- **Aim of the exercise**
Copy, exactly as written, the lines that begin at the one containing "Generate a LaTeX" and end at the one containing "[line width=1.2pt, rotate". Skip any pictures in the data below.
▼
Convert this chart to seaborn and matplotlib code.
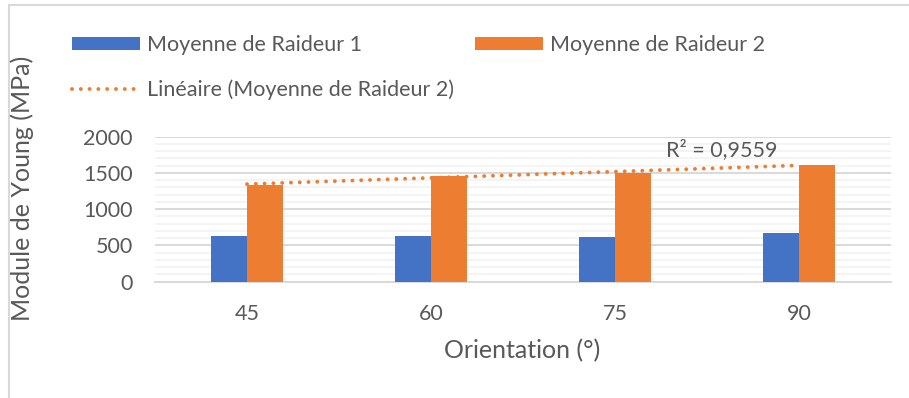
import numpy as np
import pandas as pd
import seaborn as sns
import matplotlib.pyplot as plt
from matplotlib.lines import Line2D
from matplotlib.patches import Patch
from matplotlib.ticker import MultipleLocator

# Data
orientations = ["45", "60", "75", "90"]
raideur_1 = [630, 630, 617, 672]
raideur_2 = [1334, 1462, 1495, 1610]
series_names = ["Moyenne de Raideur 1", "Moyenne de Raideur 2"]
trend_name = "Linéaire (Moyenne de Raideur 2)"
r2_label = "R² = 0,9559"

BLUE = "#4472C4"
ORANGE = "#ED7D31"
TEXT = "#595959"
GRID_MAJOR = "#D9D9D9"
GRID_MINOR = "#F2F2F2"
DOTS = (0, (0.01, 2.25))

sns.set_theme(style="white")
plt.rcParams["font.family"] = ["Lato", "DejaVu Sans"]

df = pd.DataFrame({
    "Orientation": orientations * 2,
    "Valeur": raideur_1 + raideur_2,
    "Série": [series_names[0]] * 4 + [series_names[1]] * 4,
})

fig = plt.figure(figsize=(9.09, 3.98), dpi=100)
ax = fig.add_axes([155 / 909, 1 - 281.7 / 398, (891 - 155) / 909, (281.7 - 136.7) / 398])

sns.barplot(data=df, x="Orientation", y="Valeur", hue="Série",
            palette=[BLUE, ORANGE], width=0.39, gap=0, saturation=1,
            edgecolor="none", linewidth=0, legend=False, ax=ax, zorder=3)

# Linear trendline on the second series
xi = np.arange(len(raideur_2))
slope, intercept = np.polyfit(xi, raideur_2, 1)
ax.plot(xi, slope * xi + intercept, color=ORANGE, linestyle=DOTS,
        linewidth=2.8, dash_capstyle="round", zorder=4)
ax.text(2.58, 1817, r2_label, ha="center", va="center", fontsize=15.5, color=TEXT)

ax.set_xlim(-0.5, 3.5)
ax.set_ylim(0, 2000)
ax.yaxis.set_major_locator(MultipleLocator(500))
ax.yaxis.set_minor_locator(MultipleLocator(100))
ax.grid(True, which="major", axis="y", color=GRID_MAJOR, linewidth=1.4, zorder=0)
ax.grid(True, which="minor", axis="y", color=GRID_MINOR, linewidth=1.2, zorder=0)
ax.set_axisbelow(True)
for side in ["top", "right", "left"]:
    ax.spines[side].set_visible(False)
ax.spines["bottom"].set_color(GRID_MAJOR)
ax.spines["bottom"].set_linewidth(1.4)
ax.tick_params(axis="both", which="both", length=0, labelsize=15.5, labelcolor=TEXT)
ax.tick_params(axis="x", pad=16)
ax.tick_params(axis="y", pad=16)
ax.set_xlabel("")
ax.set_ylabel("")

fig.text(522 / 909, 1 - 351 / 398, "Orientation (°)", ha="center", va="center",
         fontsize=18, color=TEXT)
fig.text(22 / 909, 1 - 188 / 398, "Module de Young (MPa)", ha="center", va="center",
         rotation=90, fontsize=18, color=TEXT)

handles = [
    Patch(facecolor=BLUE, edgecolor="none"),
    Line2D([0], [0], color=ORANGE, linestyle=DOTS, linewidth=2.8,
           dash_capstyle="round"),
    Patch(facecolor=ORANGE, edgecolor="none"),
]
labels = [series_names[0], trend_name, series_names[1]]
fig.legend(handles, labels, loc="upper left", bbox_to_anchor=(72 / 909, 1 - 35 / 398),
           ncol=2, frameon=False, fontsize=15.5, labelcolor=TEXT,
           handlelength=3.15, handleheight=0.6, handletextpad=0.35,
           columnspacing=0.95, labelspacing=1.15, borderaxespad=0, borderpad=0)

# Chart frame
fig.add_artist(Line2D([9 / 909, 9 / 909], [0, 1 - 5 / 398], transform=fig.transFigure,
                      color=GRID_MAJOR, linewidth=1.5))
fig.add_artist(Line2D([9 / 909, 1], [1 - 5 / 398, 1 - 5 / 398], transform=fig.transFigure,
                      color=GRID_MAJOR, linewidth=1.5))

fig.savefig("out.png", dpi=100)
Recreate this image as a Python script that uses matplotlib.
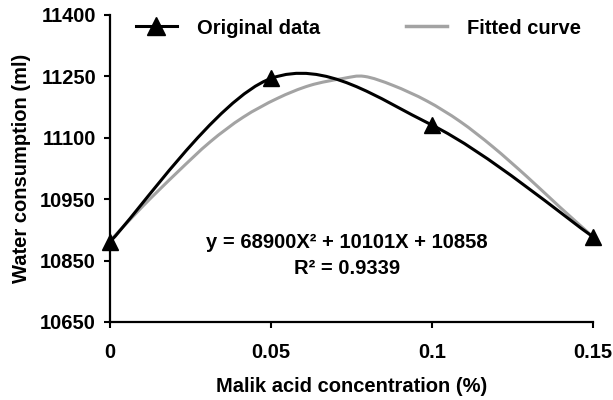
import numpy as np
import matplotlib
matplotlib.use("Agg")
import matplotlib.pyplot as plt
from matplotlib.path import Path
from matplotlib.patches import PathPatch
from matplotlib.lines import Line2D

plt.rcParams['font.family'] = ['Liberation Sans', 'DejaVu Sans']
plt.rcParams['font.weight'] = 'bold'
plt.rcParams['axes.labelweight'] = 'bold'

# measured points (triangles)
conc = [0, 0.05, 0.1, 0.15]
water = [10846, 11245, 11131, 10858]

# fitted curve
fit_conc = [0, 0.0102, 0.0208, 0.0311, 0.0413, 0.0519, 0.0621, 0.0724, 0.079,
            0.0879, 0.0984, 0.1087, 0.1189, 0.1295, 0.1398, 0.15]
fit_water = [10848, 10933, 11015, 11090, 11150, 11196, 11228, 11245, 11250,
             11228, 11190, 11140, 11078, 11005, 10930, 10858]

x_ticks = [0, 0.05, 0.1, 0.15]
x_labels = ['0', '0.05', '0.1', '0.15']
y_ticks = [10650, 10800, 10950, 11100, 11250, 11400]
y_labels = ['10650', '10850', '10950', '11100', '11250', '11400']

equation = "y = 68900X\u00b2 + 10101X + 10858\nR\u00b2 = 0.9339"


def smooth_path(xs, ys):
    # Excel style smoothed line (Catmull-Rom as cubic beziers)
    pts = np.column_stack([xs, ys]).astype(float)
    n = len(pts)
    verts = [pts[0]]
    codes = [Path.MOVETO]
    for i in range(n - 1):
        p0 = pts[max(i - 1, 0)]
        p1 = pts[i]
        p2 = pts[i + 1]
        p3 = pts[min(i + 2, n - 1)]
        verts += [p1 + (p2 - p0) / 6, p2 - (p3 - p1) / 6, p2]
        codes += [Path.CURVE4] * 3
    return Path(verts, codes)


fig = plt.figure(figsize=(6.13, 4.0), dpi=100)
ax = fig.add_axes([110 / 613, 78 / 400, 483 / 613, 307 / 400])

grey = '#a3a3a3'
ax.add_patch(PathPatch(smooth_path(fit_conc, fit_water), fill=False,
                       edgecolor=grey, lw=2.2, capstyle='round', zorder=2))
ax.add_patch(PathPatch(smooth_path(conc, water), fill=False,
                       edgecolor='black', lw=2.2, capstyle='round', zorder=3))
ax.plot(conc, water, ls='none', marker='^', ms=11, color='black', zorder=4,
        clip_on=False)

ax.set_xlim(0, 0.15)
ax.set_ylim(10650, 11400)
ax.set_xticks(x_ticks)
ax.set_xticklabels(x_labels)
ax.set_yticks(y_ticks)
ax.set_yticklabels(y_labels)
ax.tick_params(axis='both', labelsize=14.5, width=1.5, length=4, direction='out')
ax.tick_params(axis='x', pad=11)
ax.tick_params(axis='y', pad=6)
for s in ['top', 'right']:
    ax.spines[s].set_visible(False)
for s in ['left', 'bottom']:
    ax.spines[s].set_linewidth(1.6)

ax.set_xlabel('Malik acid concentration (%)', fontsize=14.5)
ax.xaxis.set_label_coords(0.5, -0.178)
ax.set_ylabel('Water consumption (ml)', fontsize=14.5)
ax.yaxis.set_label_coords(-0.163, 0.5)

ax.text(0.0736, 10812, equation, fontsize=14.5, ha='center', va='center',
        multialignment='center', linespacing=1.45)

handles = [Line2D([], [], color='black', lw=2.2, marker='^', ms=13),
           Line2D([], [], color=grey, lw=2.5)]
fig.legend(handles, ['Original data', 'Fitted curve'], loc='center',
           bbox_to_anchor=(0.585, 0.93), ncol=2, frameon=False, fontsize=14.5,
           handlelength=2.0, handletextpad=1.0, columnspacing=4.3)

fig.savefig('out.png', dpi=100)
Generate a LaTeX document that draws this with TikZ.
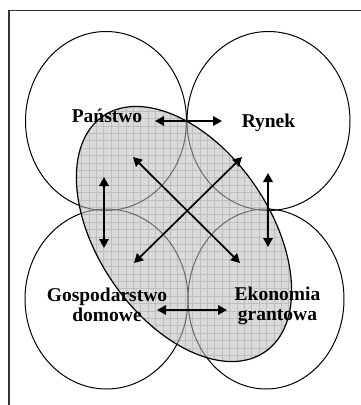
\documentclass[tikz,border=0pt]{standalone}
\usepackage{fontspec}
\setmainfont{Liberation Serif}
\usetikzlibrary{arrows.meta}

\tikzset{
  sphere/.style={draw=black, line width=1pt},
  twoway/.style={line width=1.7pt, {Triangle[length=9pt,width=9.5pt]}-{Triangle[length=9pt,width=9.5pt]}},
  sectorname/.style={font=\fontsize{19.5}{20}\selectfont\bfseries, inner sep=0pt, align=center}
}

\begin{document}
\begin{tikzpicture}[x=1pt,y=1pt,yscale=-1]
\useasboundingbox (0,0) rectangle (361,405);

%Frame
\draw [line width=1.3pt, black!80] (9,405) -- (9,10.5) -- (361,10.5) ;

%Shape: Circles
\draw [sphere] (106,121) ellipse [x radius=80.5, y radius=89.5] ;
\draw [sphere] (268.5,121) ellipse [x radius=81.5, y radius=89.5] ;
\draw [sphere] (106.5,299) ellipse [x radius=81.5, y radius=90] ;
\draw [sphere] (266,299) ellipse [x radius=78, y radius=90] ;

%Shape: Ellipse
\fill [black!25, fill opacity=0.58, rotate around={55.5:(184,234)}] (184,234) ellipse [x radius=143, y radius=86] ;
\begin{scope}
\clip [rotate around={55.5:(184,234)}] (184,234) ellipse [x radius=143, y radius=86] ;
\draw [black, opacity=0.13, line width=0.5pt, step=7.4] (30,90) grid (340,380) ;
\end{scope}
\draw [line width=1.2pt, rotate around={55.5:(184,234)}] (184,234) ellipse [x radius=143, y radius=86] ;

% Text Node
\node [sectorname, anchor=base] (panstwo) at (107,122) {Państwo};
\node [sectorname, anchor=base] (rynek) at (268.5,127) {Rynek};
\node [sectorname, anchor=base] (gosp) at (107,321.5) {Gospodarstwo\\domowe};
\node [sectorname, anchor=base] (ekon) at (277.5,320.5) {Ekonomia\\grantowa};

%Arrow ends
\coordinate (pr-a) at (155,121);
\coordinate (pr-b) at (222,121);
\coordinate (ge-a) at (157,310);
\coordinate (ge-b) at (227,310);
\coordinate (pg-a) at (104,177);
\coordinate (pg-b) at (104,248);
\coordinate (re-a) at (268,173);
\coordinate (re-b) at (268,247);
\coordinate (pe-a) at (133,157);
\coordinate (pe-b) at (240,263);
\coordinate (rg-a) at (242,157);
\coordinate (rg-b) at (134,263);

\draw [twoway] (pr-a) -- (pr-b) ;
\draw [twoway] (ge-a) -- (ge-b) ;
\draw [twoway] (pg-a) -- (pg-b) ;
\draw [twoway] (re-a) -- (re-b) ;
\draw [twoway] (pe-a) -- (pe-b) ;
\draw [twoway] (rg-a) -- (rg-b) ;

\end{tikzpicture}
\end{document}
▲
- **Response below**
Generate a LaTeX document that draws this with TikZ.
\documentclass[tikz,border=0pt]{standalone}
\usepackage{fontspec}
\setmainfont{Liberation Serif}
\usetikzlibrary{arrows.meta}

\tikzset{
  sphere/.style={draw=black, line width=1pt},
  twoway/.style={line width=1.7pt, {Triangle[length=9pt,width=9.5pt]}-{Triangle[length=9pt,width=9.5pt]}},
  sectorname/.style={font=\fontsize{19.5}{20}\selectfont\bfseries, inner sep=0pt, align=center}
}

\begin{document}
\begin{tikzpicture}[x=1pt,y=1pt,yscale=-1]
\useasboundingbox (0,0) rectangle (361,405);

%Frame
\draw [line width=1.3pt, black!80] (9,405) -- (9,10.5) -- (361,10.5) ;

%Shape: Circles
\draw [sphere] (106,121) ellipse [x radius=80.5, y radius=89.5] ;
\draw [sphere] (268.5,121) ellipse [x radius=81.5, y radius=89.5] ;
\draw [sphere] (106.5,299) ellipse [x radius=81.5, y radius=90] ;
\draw [sphere] (266,299) ellipse [x radius=78, y radius=90] ;

%Shape: Ellipse
\fill [black!25, fill opacity=0.58, rotate around={55.5:(184,234)}] (184,234) ellipse [x radius=143, y radius=86] ;
\begin{scope}
\clip [rotate around={55.5:(184,234)}] (184,234) ellipse [x radius=143, y radius=86] ;
\draw [black, opacity=0.13, line width=0.5pt, step=7.4] (30,90) grid (340,380) ;
\end{scope}
\draw [line width=1.2pt, rotate around={55.5:(184,234)}] (184,234) ellipse [x radius=143, y radius=86] ;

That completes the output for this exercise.